This is Faith in Play #60: Afterlife, for November 2022.
What happens when we die?
The western religious view (I call it “western” because it is the view of most but not all Christians and Muslims) is that the soul or spirit goes to a place of either punishment or reward, depending on what it deserves. It is not the only view in the world, of course. Atheists will tell you that the person ceases to exist at death. There is a prevailing eastern view that the spirit returns, reincarnated in some other creature based again on what the person deserves, with the ultimate reward of being absorbed into a vast impersonal existence and ceasing to exist as an individual. There have been other views through time; the Norse people anticipated that the best warriors would be selected to fight with the Gods in the doomed battle of Ragnorak, where the Giants will beat the Gods in the end. Meanwhile, in actual fiction, the Klingons believe in Sto-vo-kor for the worthy warriors, where they will fight an eternal battle against powerful enemies. But the western views tend to pervade our games. Even Dungeons & Dragons® with its complicated cosmology of sixteen outer planes gives the impression that the dead go somewhere where they are rewarded or punished for eternity; and our non-fantasy games tend to treat death as the end, with nothing thereafter.

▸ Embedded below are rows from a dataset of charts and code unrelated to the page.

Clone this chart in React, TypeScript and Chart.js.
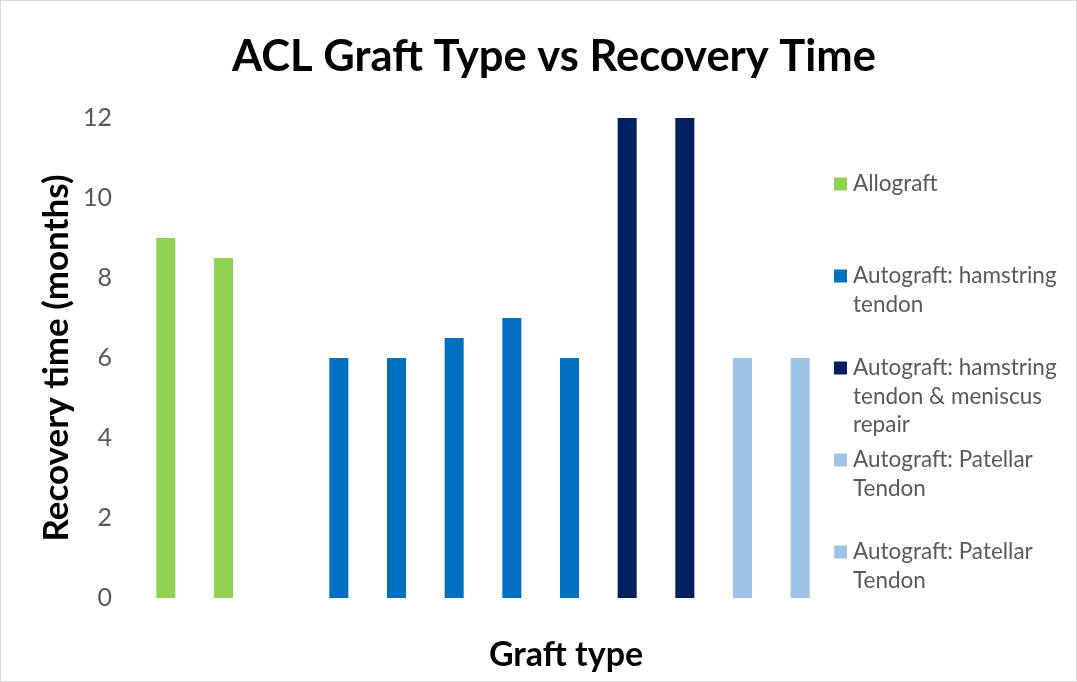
import React, { useEffect, useRef } from "react";
import { Chart, registerables } from "chart.js";

Chart.register(...registerables);

const TITLE = "ACL Graft Type vs Recovery Time";
const X_TITLE = "Graft type";
const Y_TITLE = "Recovery time (months)";

const categories = ["", "", "", "", "", "", "", "", "", "", "", ""];

const allograft = [9, 8.5, null, null, null, null, null, null, null, null, null, null];
const hamstring = [null, null, null, 6, 6, 6.5, 7, 6, null, null, null, null];
const hamstringMeniscus = [null, null, null, null, null, null, null, null, 12, 12, null, null];
const patellarA = [null, null, null, null, null, null, null, null, null, null, 6, null];
const patellarB = [null, null, null, null, null, null, null, null, null, null, null, 6];

const seriesLabels = [
  "Allograft",
  "Autograft: hamstring tendon",
  "Autograft: hamstring tendon & meniscus repair",
  "Autograft: Patellar Tendon",
  "Autograft: Patellar Tendon",
];
const seriesColors = ["#92D050", "#0070C0", "#002060", "#9DC3E6", "#9DC3E6"];
const seriesData = [allograft, hamstring, hamstringMeniscus, patellarA, patellarB];

const yTicks = [0, 2, 4, 6, 8, 10, 12];

const FONT = "Lato";
const TEXT_GRAY = "#595959";

function wrap(ctx: CanvasRenderingContext2D, text: string, maxW: number): string[] {
  const words = text.split(" ");
  const lines: string[] = [];
  let cur = "";
  for (const w of words) {
    const t = cur ? cur + " " + w : w;
    if (ctx.measureText(t).width > maxW && cur) {
      lines.push(cur);
      cur = w;
    } else cur = t;
  }
  if (cur) lines.push(cur);
  return lines;
}

const overlayPlugin = {
  id: "overlay",
  beforeDraw(chart: any) {
    const { ctx, width, height } = chart;
    ctx.save();
    ctx.fillStyle = "#ffffff";
    ctx.fillRect(0, 0, width, height);
    ctx.strokeStyle = "#d9d9d9";
    ctx.lineWidth = 1;
    ctx.strokeRect(0.5, 0.5, width - 1, height - 1);
    ctx.restore();
  },
  afterDraw(chart: any) {
    const { ctx, chartArea } = chart;
    ctx.save();
    ctx.fillStyle = "#000000";
    ctx.textAlign = "center";
    ctx.textBaseline = "alphabetic";
    ctx.font = `bold 43.5px ${FONT}`;
    ctx.fillText(TITLE, 554, 71);
    ctx.font = `bold 34px ${FONT}`;
    ctx.fillText(X_TITLE, 566, 666);

    // legend
    ctx.font = `22.5px ${FONT}`;
    ctx.textAlign = "left";
    ctx.textBaseline = "middle";
    const sqX = chartArea.right + 5;
    const txtX = chartArea.right + 24;
    const startY = 184;
    const step = 92;
    const lineH = 28.5;
    chart.data.datasets.forEach((ds: any, i: number) => {
      const y0 = startY + i * step;
      ctx.fillStyle = ds.backgroundColor;
      ctx.fillRect(sqX, y0 - 6.5, 13, 13);
      ctx.fillStyle = TEXT_GRAY;
      const lines = wrap(ctx, ds.label, 215);
      lines.forEach((ln, j) => ctx.fillText(ln, txtX, y0 + j * lineH));
    });
    ctx.restore();
  },
};

export default function App() {
  const ref = useRef<HTMLCanvasElement | null>(null);
  useEffect(() => {
    document.body.style.margin = "0";
    if (!ref.current) return;
    const chart = new Chart(ref.current, {
      type: "bar",
      data: {
        labels: categories,
        datasets: seriesData.map((d, i) => ({
          label: seriesLabels[i],
          data: d,
          backgroundColor: seriesColors[i],
          borderWidth: 0,
          barPercentage: 0.33,
          categoryPercentage: 1,
        })),
      },
      options: {
        responsive: false,
        animation: false,
        layout: { padding: { top: 118, right: 248, left: 0, bottom: 0 } },
        plugins: {
          legend: { display: false },
          title: { display: false },
          tooltip: { enabled: false },
        },
        scales: {
          x: {
            stacked: true,
            grid: { display: false },
            border: { display: false },
            ticks: { display: false },
            afterFit: (s: any) => {
              s.height = 84;
            },
          },
          y: {
            stacked: false,
            min: 0,
            max: 12,
            afterBuildTicks: (s: any) => {
              s.ticks = yTicks.map((v) => ({ value: v }));
            },
            grid: { display: false },
            border: { display: false },
            ticks: {
              color: TEXT_GRAY,
              font: { family: FONT, size: 25 },
              padding: 17,
            },
            title: {
              display: true,
              text: Y_TITLE,
              color: "#000000",
              font: { family: FONT, size: 35, weight: "bold" },
              padding: { top: 36, bottom: 0 },
            },
            afterFit: (s: any) => {
              s.width = 137;
            },
          },
        },
      },
      plugins: [overlayPlugin],
    });
    return () => chart.destroy();
  }, []);
  return <canvas ref={ref} width={1077} height={682} style={{ display: "block" }} />;
}
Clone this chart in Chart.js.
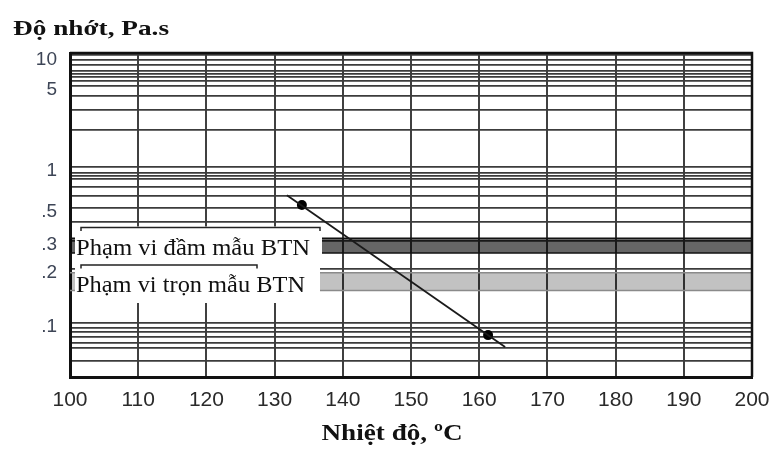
<!DOCTYPE html>
<html>
<head>
<meta charset="utf-8">
<script src="https://cdn.jsdelivr.net/npm/chart.js@4.4.1/dist/chart.umd.min.js"></script>
<style>
html,body{margin:0;padding:0;background:#ffffff;}
#wrap{width:769px;height:453px;position:relative;}
</style>
</head>
<body>
<div id="wrap"><canvas id="c" width="769" height="453"></canvas></div>
<script>
// ---------- data ----------
const xTickLabels = ['100','110','120','130','140','150','160','170','180','190','200'];
const yGridValues = [10, 9, 8, 7, 6.5, 6, 5.5, 5, 4, 3, 2,
                     1, 0.9, 0.85, 0.8, 0.7, 0.6, 0.5, 0.4, 0.3, 0.2,
                     0.1, 0.095, 0.09, 0.085, 0.08, 0.075, 0.065];
const yLabelValues = [10, 5, 1, 0.5, 0.3, 0.2, 0.1];
const yLabelTexts  = ['10', '5', '1', '.5', '.3', '.2', '.1'];

const lineTemps = [131.8, 163.8];
const lineVisc  = [0.61, 0.076];
const pointTemps = [134, 161.3];
const pointVisc  = [0.52, 0.087];

const compactionRange = [0.25, 0.31];   // Pa.s
const mixingRange     = [0.15, 0.19];   // Pa.s
const rangeTemps = [100, 200];

const compactionText = 'Phạm vi đầm mẫu BTN';
const mixingText     = 'Phạm vi trọn mẫu BTN';
const yTitle = 'Độ nhớt, Pa.s';
const xTitle = 'Nhiệt độ, ºC';

// ---------- log-log viscosity scale (log(log(mPa.s))) ----------
const tf = v => Math.log10(Math.log10(v * 1000));
const tinv = t => Math.pow(10, Math.pow(10, t)) / 1000;

class LogLogScale extends Chart.Scale {
  static id = 'loglog';
  static defaults = {};
  constructor(cfg) { super(cfg); this._startT = 0; this._rangeT = 1; }
  parse(raw) { return (raw === null || raw === undefined) ? null : +raw; }
  determineDataLimits() {
    const mm = this.getMinMax(true);
    this.min = (this.options.min !== undefined) ? this.options.min : mm.min;
    this.max = (this.options.max !== undefined) ? this.options.max : mm.max;
  }
  buildTicks() {
    return yGridValues.filter(v => v >= this.min && v <= this.max).map(v => ({ value: v }));
  }
  configure() {
    super.configure();
    this._startT = tf(this.min);
    this._rangeT = tf(this.max) - this._startT;
  }
  getLabelForValue(v) { return String(v); }
  getPixelForValue(v) {
    if (v === null || v === undefined || isNaN(v) || v <= 0) return NaN;
    return this.getPixelForDecimal((tf(v) - this._startT) / this._rangeT);
  }
  getValueForPixel(p) {
    return tinv(this._startT + this.getDecimalForPixel(p) * this._rangeT);
  }
}
Chart.register(LogLogScale);

// ---------- helpers ----------
function pts(xs, ys) { return xs.map((x, i) => ({ x: x, y: ys[i] })); }
function flat(v) { return rangeTemps.map(x => ({ x: x, y: v })); }

function drawStretched(ctx, text, x, y, width, font, color, align) {
  ctx.save();
  ctx.font = font;
  ctx.fillStyle = color;
  ctx.textBaseline = 'alphabetic';
  ctx.textAlign = 'left';
  const w = ctx.measureText(text).width;
  const sx = width / w;
  const x0 = align === 'center' ? x - width / 2 : x;
  ctx.translate(x0, y);
  ctx.scale(sx, 1);
  ctx.fillText(text, 0, 0);
  ctx.restore();
}

const overlay = {
  id: 'overlay',
  afterDatasetsDraw(chart) {
    const ctx = chart.ctx;
    const a = chart.chartArea;
    ctx.save();
    // frame top/right
    ctx.strokeStyle = '#111';
    ctx.lineWidth = 2.5;
    ctx.beginPath();
    ctx.moveTo(a.left, a.top);
    ctx.lineTo(a.right, a.top);
    ctx.lineTo(a.right, a.bottom);
    ctx.stroke();

    const boxes = [
      { x: 75, y: 226.5, w: 247, h: 37.5, bx0: 81, bx1: 320, by: 227.5, text: compactionText, tx: 76, ty: 255, tw: 234 },
      { x: 75, y: 264, w: 245, h: 39, bx0: 81, bx1: 257, by: 265, text: mixingText, tx: 76, ty: 292, tw: 229 }
    ];
    for (const b of boxes) {
      ctx.fillStyle = '#ffffff';
      ctx.fillRect(b.x, b.y, b.w, b.h);
    }
    for (const b of boxes) {
      ctx.strokeStyle = '#222';
      ctx.lineWidth = 1.5;
      ctx.beginPath();
      ctx.moveTo(b.bx0, b.by + 3.5);
      ctx.lineTo(b.bx0, b.by);
      ctx.lineTo(b.bx1, b.by);
      ctx.lineTo(b.bx1, b.by + 3.5);
      ctx.stroke();
      drawStretched(ctx, b.text, b.tx, b.ty, b.tw, '22.5px "Liberation Serif"', '#111', 'left');
    }
    ctx.restore();
  },
  afterDraw(chart) {
    const ctx = chart.ctx;
    drawStretched(ctx, yTitle, 13, 35, 156, 'bold 22px "Liberation Serif"', '#111', 'left');
    drawStretched(ctx, xTitle, 392, 440, 141, 'bold 23px "Liberation Serif"', '#111', 'center');
  }
};

new Chart(document.getElementById('c'), {
  type: 'line',
  data: {
    datasets: [
      { label: 'line', data: pts(lineTemps, lineVisc), borderColor: '#1a1a1a', borderWidth: 1.8,
        pointRadius: 0, fill: false, tension: 0 },
      { label: 'points', data: pts(pointTemps, pointVisc), showLine: false, borderWidth: 0,
        pointRadius: 5, pointBackgroundColor: '#000', pointBorderWidth: 0, fill: false },
      { label: 'compTop', data: flat(compactionRange[1]), borderColor: '#111', borderWidth: 1.5,
        pointRadius: 0, fill: false },
      { label: 'compBottom', data: flat(compactionRange[0]), borderColor: '#111', borderWidth: 1.5,
        pointRadius: 0, fill: '-1', backgroundColor: 'rgba(0,0,0,0.6)' },
      { label: 'mixTop', data: flat(mixingRange[1]), borderColor: '#8a8a8a', borderWidth: 1.5,
        pointRadius: 0, fill: false },
      { label: 'mixBottom', data: flat(mixingRange[0]), borderColor: '#8a8a8a', borderWidth: 1.5,
        pointRadius: 0, fill: '-1', backgroundColor: 'rgba(0,0,0,0.24)' }
    ]
  },
  options: {
    responsive: false,
    animation: false,
    events: [],
    layout: { padding: { left: 0, right: 17, top: 53, bottom: 0 } },
    plugins: { legend: { display: false }, tooltip: { enabled: false }, title: { display: false } },
    scales: {
      x: {
        type: 'linear',
        min: 100, max: 200,
        afterBuildTicks: s => { s.ticks = xTickLabels.map(t => ({ value: +t })); },
        afterFit: s => { s.height = 76; s.paddingLeft = 0; s.paddingRight = 0; },
        grid: { color: '#404040', lineWidth: 2, drawTicks: false },
        border: { display: true, color: '#111', width: 3 },
        ticks: {
          autoSkip: false, maxRotation: 0, padding: 11,
          color: '#2a2a2a', font: { family: 'Liberation Sans', size: 21 },
          callback: (v, i) => xTickLabels[i]
        }
      },
      y: {
        type: 'loglog',
        min: 0.055, max: 10.56,
        afterFit: s => { s.width = 70; s.paddingTop = 0; s.paddingBottom = 0; },
        grid: { color: '#3c3c3c', lineWidth: 1.7, drawTicks: false },
        border: { display: true, color: '#111', width: 3 },
        ticks: {
          autoSkip: false, padding: 13, labelOffset: 4,
          color: '#3d4556', font: { family: 'Liberation Sans', size: 19 },
          callback: (v) => { const i = yLabelValues.indexOf(v); return i >= 0 ? yLabelTexts[i] : ''; }
        }
      }
    }
  },
  plugins: [overlay]
});
</script>
</body>
</html>
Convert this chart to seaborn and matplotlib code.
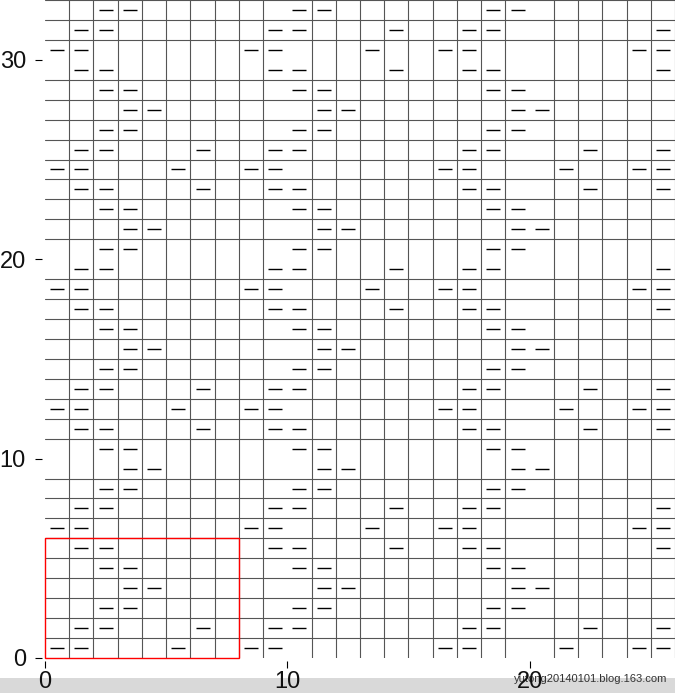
import matplotlib
matplotlib.use("Agg")
import matplotlib.pyplot as plt
from matplotlib.patches import Rectangle
import numpy as np
import pandas as pd
import seaborn as sns

# columns carrying a purl dash, one list per row type
row_a = [0, 1, 5, 8, 9, 16, 17, 21, 24, 25]
row_b = [1, 2, 6, 9, 10, 17, 18, 22, 25]
row_c = [2, 3, 10, 11, 18, 19]
row_d = [3, 4, 11, 12, 19, 20]
row_e = [1, 2, 9, 10, 14, 17, 18, 25]
row_f = [0, 1, 8, 9, 13, 16, 17, 24, 25]

# row type for each chart row, bottom (row 0) to top (row 32)
row_order = "ABCDCEFECDCBABCDCEFECDCBABCDCEFEC"

n_cols = 26
n_rows = 33
x_ticks = [0, 10, 20]
y_ticks = [0, 10, 20, 30]
repeat_box = (0, 0, 8, 6)  # x, y, width, height of the red repeat outline
watermark = "yutong20140101.blog.163.com"

row_types = {"A": row_a, "B": row_b, "C": row_c, "D": row_d, "E": row_e, "F": row_f}
marks = pd.DataFrame(
    [(c + 0.5, r + 0.5) for r, key in enumerate(row_order) for c in row_types[key]],
    columns=["x", "y"],
)

sns.set_style("white")
plt.rcParams["font.family"] = ["Liberation Sans", "DejaVu Sans"]

W, H = 675, 693
fig = plt.figure(figsize=(W / 100, H / 100), dpi=100)
ax = fig.add_axes([45 / W, 35 / H, 630 / W, 658 / H])

sns.scatterplot(data=marks, x="x", y="y", marker="_", s=110,
                color="black", linewidth=1.0, ax=ax, zorder=3)

ax.set_xlim(0, n_cols)
ax.set_ylim(0, n_rows)

# cell grid
ax.set_xticks(np.arange(0, n_cols + 1), minor=True)
ax.set_yticks(np.arange(1, n_rows + 1), minor=True)
ax.grid(which="minor", color="#555555", linewidth=0.8)
ax.grid(which="major", visible=False)

ax.add_patch(Rectangle(repeat_box[:2], repeat_box[2], repeat_box[3],
                       fill=False, edgecolor="red", linewidth=1.0, zorder=4,
                       clip_on=False))

ax.set_xticks(x_ticks)
ax.set_yticks(y_ticks)
ax.set_xlabel("")
ax.set_ylabel("")
for side in ["top", "right", "bottom", "left"]:
    ax.spines[side].set_visible(False)
ax.spines["bottom"].set_position(("outward", 2.2))
ax.spines["left"].set_position(("outward", 2.2))
ax.tick_params(which="major", direction="out", length=5, width=0.8,
               color="black", labelsize=17, labelcolor="#111111",
               bottom=True, left=True)
ax.tick_params(axis="y", which="major", pad=6.5)
ax.tick_params(axis="x", which="major", pad=2.5)
ax.tick_params(which="minor", length=0)

# blog watermark band along the bottom
fig.patches.append(Rectangle((0, 0), 1, 15 / H, transform=fig.transFigure,
                             facecolor="#d9d9d9", edgecolor="none", zorder=-1))
fig.text(667 / W, 11 / H, watermark, ha="right", va="baseline",
         fontsize=8, color="#333333", zorder=-0.5)

fig.savefig("out.png", dpi=100)
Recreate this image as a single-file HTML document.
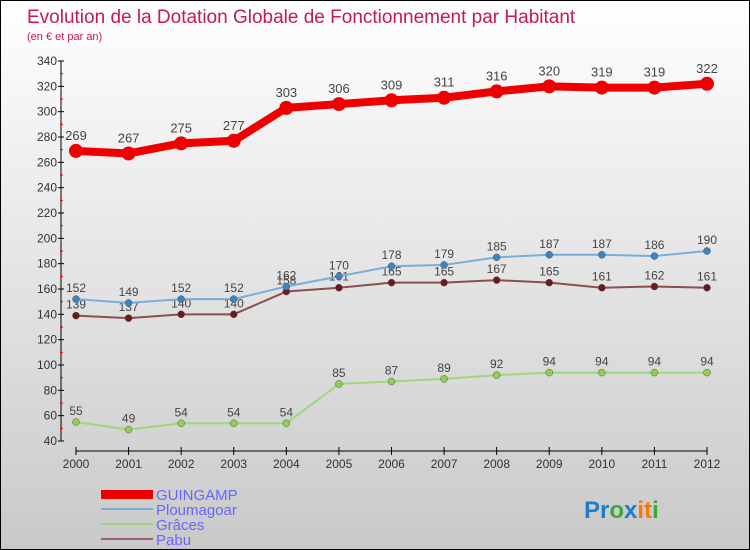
<!DOCTYPE html>
<html><head><meta charset="utf-8"><style>
body{margin:0}
#c{width:750px;height:550px;position:relative;background:linear-gradient(#ffffff,#c9c9c9);border:1px solid #000;box-sizing:border-box;overflow:hidden;font-family:"Liberation Sans",sans-serif}
</style></head><body>
<div id="c">
<svg id="s" width="750" height="550">
<text x="26" y="22" font-size="19" fill="#c8175a">Evolution de la Dotation Globale de Fonctionnement par Habitant</text>
<text x="26" y="39" font-size="11" fill="#c8175a">(en € et par an)</text>
<g id="ax"></g><g id="ser"></g>
<g>
<rect x="100" y="489" width="52" height="9" fill="#e00"/>
<text x="155" y="499" font-size="15" fill="#66f">GUINGAMP</text>
<line x1="100" y1="508" x2="152" y2="508" stroke="#7aaed8" stroke-width="2"/>
<text x="155" y="514" font-size="15" fill="#66f">Ploumagoar</text>
<line x1="100" y1="523" x2="152" y2="523" stroke="#9fd67a" stroke-width="2"/>
<text x="155" y="529" font-size="15" fill="#66f">Grâces</text>
<line x1="100" y1="538" x2="152" y2="538" stroke="#9a6464" stroke-width="2"/>
<text x="155" y="544" font-size="15" fill="#66f">Pabu</text>
</g>
<text x="583" y="517" font-size="24" font-weight="bold"><tspan fill="#1a7fd0">Pr</tspan><tspan fill="#3aa83a">o</tspan><tspan fill="#1a7fd0">x</tspan><tspan fill="#f07a10">it</tspan><tspan fill="#3aa83a">i</tspan></text>
</svg></div>
<script>
const years=[2000,2001,2002,2003,2004,2005,2006,2007,2008,2009,2010,2011,2012];
const guingamp=[269,267,275,277,303,306,309,311,316,320,319,319,322];
const ploumagoar=[152,149,152,152,162,170,178,179,185,187,187,186,190];
const graces=[55,49,54,54,54,85,87,89,92,94,94,94,94];
const pabu=[139,137,140,140,158,161,165,165,167,165,161,162,161];
const yTicks=[40,60,80,100,120,140,160,180,200,220,240,260,280,300,320,340];
const NS="http://www.w3.org/2000/svg";
const X=i=>75+i*(706-75)/12;
const Y=v=>440-(v-40)*380/300;
function mk(p,t,a){const e=document.createElementNS(NS,t);for(const k in a)e.setAttribute(k,a[k]);p.appendChild(e);return e;}
const ax=document.getElementById('ax'),ser=document.getElementById('ser');
let l=mk(ax,'line',{x1:60,y1:Y(340),x2:60,y2:Y(40),stroke:'#000'});

l=mk(ax,'line',{x1:75,y1:450,x2:706,y2:450,stroke:'#000'});

yTicks.forEach(v=>{
 const t=mk(ax,'line',{x1:57,x2:63,y1:Y(v),y2:Y(v),stroke:'#000'});
 
 if(v<340){const m=mk(ax,'line',{x1:59,x2:62,y1:Y(v+10),y2:Y(v+10),stroke:'#e00'});
 }
 const tx=mk(ax,'text',{x:56,y:Y(v)+4,'font-size':12,'text-anchor':'end',fill:'#333'});tx.textContent=v;
 
});
years.forEach((y,i)=>{
 const t=mk(ax,'line',{x1:X(i),x2:X(i),y1:446,y2:454,stroke:'#000'});
 
 const tx=mk(ax,'text',{x:X(i),y:467,'font-size':12,'text-anchor':'middle',fill:'#333'});tx.textContent=y;
 
});
function series(d,name,col,dot,w,r,fs){
 const g=mk(ser,'g',{});
 
 const p=mk(g,'polyline',{points:d.map((v,i)=>X(i)+','+Y(v)).join(' '),fill:'none',stroke:col,'stroke-width':w,'stroke-linejoin':'round'});
 
 d.forEach((v,i)=>{
  const c=mk(g,'circle',{cx:X(i),cy:Y(v),r:r,fill:dot,stroke:w>3?'none':'#555','stroke-width':0.5});
  
  const t=mk(g,'text',{x:X(i),y:Y(v)-(w>3?11:7),'font-size':fs,'text-anchor':'middle',fill:'#444'});t.textContent=v;
  
 });
}
series(graces,'graces','#9fd67a','#8fd14f',2,3.5,12);
series(pabu,'pabu','#8a4f4f','#6a1a1a',2,3.5,12);
series(ploumagoar,'ploumagoar','#7aaed8','#3b84c4',2,3.5,12);
series(guingamp,'guingamp','#e00','#e00',8,7,13);
</script></body></html>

You probably are pretty certain what happens to you when you die; certainly I am, to a significant degree. You probably also know what happens to characters in your game world when they die, whether or not all the players know. However, just because that has been determined doesn’t mean it’s common knowledge within the world. Just as significant as what actually does happen to the character after death is what his culture believes happens to him. Do the birds carry his spirit to the clouds, where he exists forever as a mist? Or perhaps, does he become a bird, watching the world thereafter? Does he turn into worms, or insects, or other creatures of the dirt? Is he in suspended animation of some sort, awaiting a future awakening to something else?
What is interesting about these alternative notions of the afterlife is that they are integrated into their cultures. They tell us much about how those people view the world, life, death, and the nature of people. Do these people believe that there is some part of you that survives beyond the grave, and if so what part, and how does it survive? Does it need help to survive, as the Egyptians mummified their dead and built lavish homes for some of them so that the bodies would be able to continue in future comfort? Or does the life need to be freed from the body, as by the excarnation practiced in some religions?
From exploring what people might think about the afterlife, we can approach what those at the table think about it, and from that delve into what is the truth.
And that seems a good exploration to me.